Leave out any pictures and transcribe all other data below exactly.

BEGIN PROVIDED DATA

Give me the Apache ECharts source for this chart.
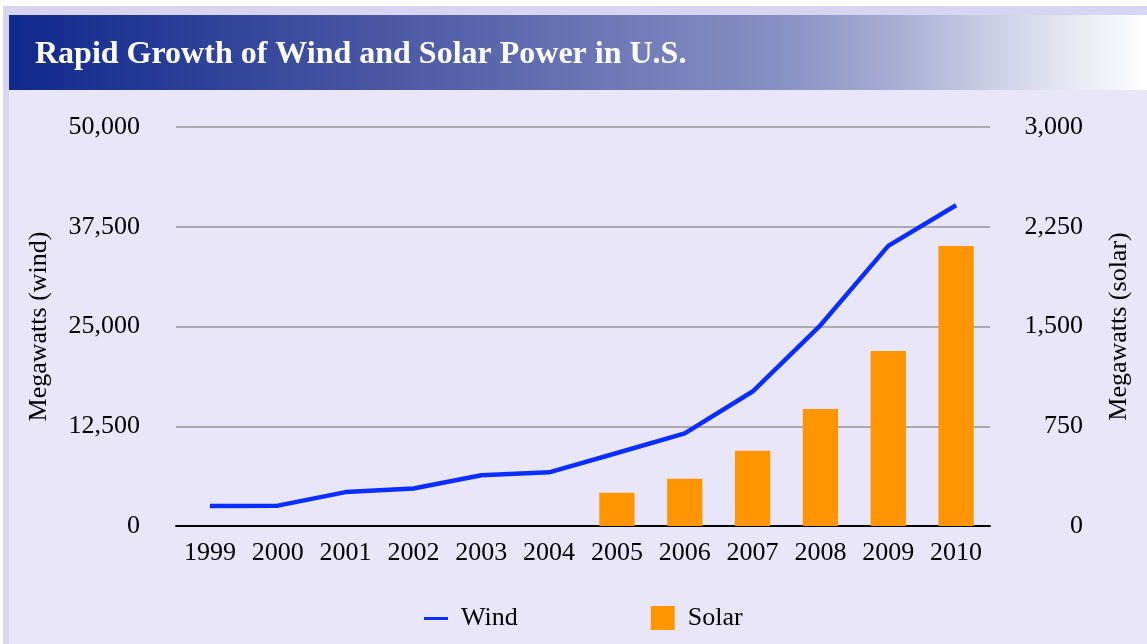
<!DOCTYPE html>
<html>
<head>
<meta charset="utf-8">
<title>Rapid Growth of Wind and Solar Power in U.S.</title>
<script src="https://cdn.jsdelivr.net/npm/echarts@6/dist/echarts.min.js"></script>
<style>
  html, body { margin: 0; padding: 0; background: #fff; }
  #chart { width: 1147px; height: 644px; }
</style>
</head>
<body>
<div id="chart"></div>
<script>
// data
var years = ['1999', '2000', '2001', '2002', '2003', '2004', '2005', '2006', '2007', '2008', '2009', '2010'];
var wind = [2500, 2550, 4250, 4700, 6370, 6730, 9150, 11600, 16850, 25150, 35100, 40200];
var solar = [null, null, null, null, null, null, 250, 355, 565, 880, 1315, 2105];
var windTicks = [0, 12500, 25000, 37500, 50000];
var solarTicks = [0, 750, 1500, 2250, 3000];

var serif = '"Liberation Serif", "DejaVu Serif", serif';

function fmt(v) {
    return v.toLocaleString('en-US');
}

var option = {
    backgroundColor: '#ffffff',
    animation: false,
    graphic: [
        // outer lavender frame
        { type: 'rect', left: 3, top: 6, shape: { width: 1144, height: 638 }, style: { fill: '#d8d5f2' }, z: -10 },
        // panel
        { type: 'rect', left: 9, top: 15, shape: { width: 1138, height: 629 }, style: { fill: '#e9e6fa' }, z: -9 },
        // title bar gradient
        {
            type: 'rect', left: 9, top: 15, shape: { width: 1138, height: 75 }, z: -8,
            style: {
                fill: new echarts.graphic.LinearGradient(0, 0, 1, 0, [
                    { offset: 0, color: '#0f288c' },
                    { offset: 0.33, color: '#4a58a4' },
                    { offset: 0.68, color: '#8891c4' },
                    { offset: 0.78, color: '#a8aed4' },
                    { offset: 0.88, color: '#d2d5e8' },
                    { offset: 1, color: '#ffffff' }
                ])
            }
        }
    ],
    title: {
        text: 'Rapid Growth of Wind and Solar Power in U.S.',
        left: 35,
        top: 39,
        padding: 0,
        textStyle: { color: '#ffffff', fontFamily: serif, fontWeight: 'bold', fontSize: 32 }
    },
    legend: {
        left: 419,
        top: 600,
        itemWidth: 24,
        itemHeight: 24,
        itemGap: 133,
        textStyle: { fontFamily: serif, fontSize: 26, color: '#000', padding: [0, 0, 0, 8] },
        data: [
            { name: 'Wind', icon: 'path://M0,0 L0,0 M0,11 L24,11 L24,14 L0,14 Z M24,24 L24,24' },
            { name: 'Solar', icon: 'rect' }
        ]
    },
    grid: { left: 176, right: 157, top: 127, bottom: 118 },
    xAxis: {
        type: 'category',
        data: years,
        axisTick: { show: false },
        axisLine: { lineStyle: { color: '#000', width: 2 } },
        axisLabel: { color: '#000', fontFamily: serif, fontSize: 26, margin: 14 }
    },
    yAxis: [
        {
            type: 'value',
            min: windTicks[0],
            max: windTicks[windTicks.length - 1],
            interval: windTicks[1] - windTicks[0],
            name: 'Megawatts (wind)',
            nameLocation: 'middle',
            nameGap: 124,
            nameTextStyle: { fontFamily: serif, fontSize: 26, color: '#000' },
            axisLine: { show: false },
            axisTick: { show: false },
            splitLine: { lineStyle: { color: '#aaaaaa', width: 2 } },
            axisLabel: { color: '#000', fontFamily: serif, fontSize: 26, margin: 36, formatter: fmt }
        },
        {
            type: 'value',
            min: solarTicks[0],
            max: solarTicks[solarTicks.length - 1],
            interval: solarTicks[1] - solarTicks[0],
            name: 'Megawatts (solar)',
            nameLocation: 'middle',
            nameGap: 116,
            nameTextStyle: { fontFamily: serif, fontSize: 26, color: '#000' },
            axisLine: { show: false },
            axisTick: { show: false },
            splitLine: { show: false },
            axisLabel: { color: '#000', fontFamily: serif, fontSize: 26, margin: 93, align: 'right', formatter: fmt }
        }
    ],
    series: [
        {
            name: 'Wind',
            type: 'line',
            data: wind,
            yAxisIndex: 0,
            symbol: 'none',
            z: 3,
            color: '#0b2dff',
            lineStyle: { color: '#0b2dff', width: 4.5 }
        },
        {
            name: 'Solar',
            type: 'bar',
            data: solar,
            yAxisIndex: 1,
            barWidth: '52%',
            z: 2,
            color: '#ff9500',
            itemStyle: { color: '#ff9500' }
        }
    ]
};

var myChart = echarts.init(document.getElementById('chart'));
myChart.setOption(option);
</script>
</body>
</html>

END PROVIDED DATA

__RESULT OF THIS EXERCISE__:
Give me the Apache ECharts source for this chart.
<!DOCTYPE html>
<html>
<head>
<meta charset="utf-8">
<title>Rapid Growth of Wind and Solar Power in U.S.</title>
<script src="https://cdn.jsdelivr.net/npm/echarts@6/dist/echarts.min.js"></script>
<style>
  html, body { margin: 0; padding: 0; background: #fff; }
  #chart { width: 1147px; height: 644px; }
</style>
</head>
<body>
<div id="chart"></div>
<script>
// data
var years = ['1999', '2000', '2001', '2002', '2003', '2004', '2005', '2006', '2007', '2008', '2009', '2010'];
var wind = [2500, 2550, 4250, 4700, 6370, 6730, 9150, 11600, 16850, 25150, 35100, 40200];
var solar = [null, null, null, null, null, null, 250, 355, 565, 880, 1315, 2105];
var windTicks = [0, 12500, 25000, 37500, 50000];
var solarTicks = [0, 750, 1500, 2250, 3000];

var serif = '"Liberation Serif", "DejaVu Serif", serif';

function fmt(v) {
    return v.toLocaleString('en-US');
}

var option = {
    backgroundColor: '#ffffff',
    animation: false,
    graphic: [
        // outer lavender frame
        { type: 'rect', left: 3, top: 6, shape: { width: 1144, height: 638 }, style: { fill: '#d8d5f2' }, z: -10 },
        // panel
        { type: 'rect', left: 9, top: 15, shape: { width: 1138, height: 629 }, style: { fill: '#e9e6fa' }, z: -9 },
        // title bar gradient
        {
            type: 'rect', left: 9, top: 15, shape: { width: 1138, height: 75 }, z: -8,
            style: {
                fill: new echarts.graphic.LinearGradient(0, 0, 1, 0, [
                    { offset: 0, color: '#0f288c' },
                    { offset: 0.33, color: '#4a58a4' },
                    { offset: 0.68, color: '#8891c4' },
                    { offset: 0.78, color: '#a8aed4' },
                    { offset: 0.88, color: '#d2d5e8' },
                    { offset: 1, color: '#ffffff' }
                ])
            }
        }
    ],
    title: {
        text: 'Rapid Growth of Wind and Solar Power in U.S.',
        left: 35,
        top: 39,
        padding: 0,
        textStyle: { color: '#ffffff', fontFamily: serif, fontWeight: 'bold', fontSize: 32 }
    },
    legend: {
        left: 419,
        top: 600,
        itemWidth: 24,
        itemHeight: 24,
        itemGap: 133,
        textStyle: { fontFamily: serif, fontSize: 26, color: '#000', padding: [0, 0, 0, 8] },
        data: [
            { name: 'Wind', icon: 'path://M0,0 L0,0 M0,11 L24,11 L24,14 L0,14 Z M24,24 L24,24' },
            { name: 'Solar', icon: 'rect' }
        ]
    },
    grid: { left: 176, right: 157, top: 127, bottom: 118 },
    xAxis: {
        type: 'category',
        data: years,
        axisTick: { show: false },
        axisLine: { lineStyle: { color: '#000', width: 2 } },
        axisLabel: { color: '#000', fontFamily: serif, fontSize: 26, margin: 14 }
    },
    yAxis: [
        {
            type: 'value',
            min: windTicks[0],
            max: windTicks[windTicks.length - 1],
            interval: windTicks[1] - windTicks[0],
            name: 'Megawatts (wind)',
            nameLocation: 'middle',
            nameGap: 124,
            nameTextStyle: { fontFamily: serif, fontSize: 26, color: '#000' },
            axisLine: { show: false },
            axisTick: { show: false },
            splitLine: { lineStyle: { color: '#aaaaaa', width: 2 } },
            axisLabel: { color: '#000', fontFamily: serif, fontSize: 26, margin: 36, formatter: fmt }
        },
        {
            type: 'value',
            min: solarTicks[0],
            max: solarTicks[solarTicks.length - 1],
            interval: solarTicks[1] - solarTicks[0],
            name: 'Megawatts (solar)',
            nameLocation: 'middle',
            nameGap: 116,
            nameTextStyle: { fontFamily: serif, fontSize: 26, color: '#000' },
            axisLine: { show: false },
            axisTick: { show: false },
            splitLine: { show: false },
            axisLabel: { color: '#000', fontFamily: serif, fontSize: 26, margin: 93, align: 'right', formatter: fmt }
        }
    ],
    series: [
        {
            name: 'Wind',
            type: 'line',
            data: wind,
            yAxisIndex: 0,
            symbol: 'none',
            z: 3,
            color: '#0b2dff',
            lineStyle: { color: '#0b2dff', width: 4.5 }
        },
        {
            name: 'Solar',
            type: 'bar',
            data: solar,
            yAxisIndex: 1,
            barWidth: '52%',
            z: 2,
            color: '#ff9500',
            itemStyle: { color: '#ff9500' }
        }
    ]
};

var myChart = echarts.init(document.getElementById('chart'));
myChart.setOption(option);
</script>
</body>
</html>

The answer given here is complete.